Following the recent spate of building collapses -- first in Mumbra, then Mahim and Dahisar -- the City and Industrial Development Corporation of Maharashtra Ltd (CIDCO) took action against more than 10 illegal commercial structures in Kopar Khairane on June 21. The authority had sent evacuation letters to owners of shops near Hanuman Mandir in sector V two days prior to the demolition. A few shop owners moved out, while others stuck around.
However, the CIDCO has put off demolition of illegal residential structures or chawls as people living there would find it difficult to make alternate arrangements especially in the rainy season.

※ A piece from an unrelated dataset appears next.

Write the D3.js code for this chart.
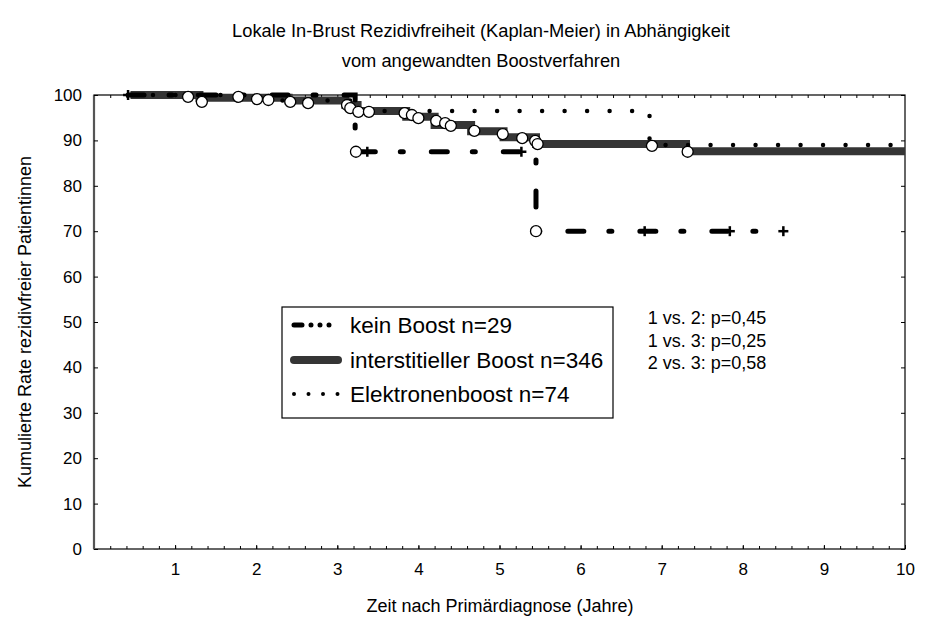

Uttam Yadav, controller of unauthorised constructions (CUC) said, “As of now, we are targeting illegal commercial areas and not residential ones, as people will have a problem shifting.”
Nowhere to go
Most of the shop owners are unsure about their fate, as their means of livelihood has been taken away from them. “They are breaking down the shop that I built after a lot of hardships. I wish I could stop them,” said Babu Hanmata Vali, owner of one of the shops that was demolished by CIDCO.
Looking at the condition of these shop owners, residents living in illegal chawls have decided to file for a stay order from the High Court. Most of them have been living in these houses for many years and are scared that they will have no home to come back to.
“They broke down my shop. My husband’s salary won’t be enough to run the house and we will have to find a new means of earning some money,” said another owner.
A senior police officer who was present at the site said “There are a lot of illegal structures in Kopar Khairane and in the next few days we shall demolish as many illegal structures as we can”
The CIDCO plans to build a Municipal Bhandar Ghar at the location where the illegal shops earlier stood.
“I lost my home and my livelihood”
Ram Kumar’s small garage near Hanuman Mandir was razed, rendering him and his family homeless. His shop, where he lived with his family, was brought down when he was away. Upon returning home he found that everything was broken, forcing Kumar and his family to sleep in the passageway of a neighbour’s house.
“This shop was the only means of livelihood that my family had, I have not only lost my shop but also a roof over our heads. I will have to find some other place, where I can build my small shop and more importantly give my family a house, said Kumar.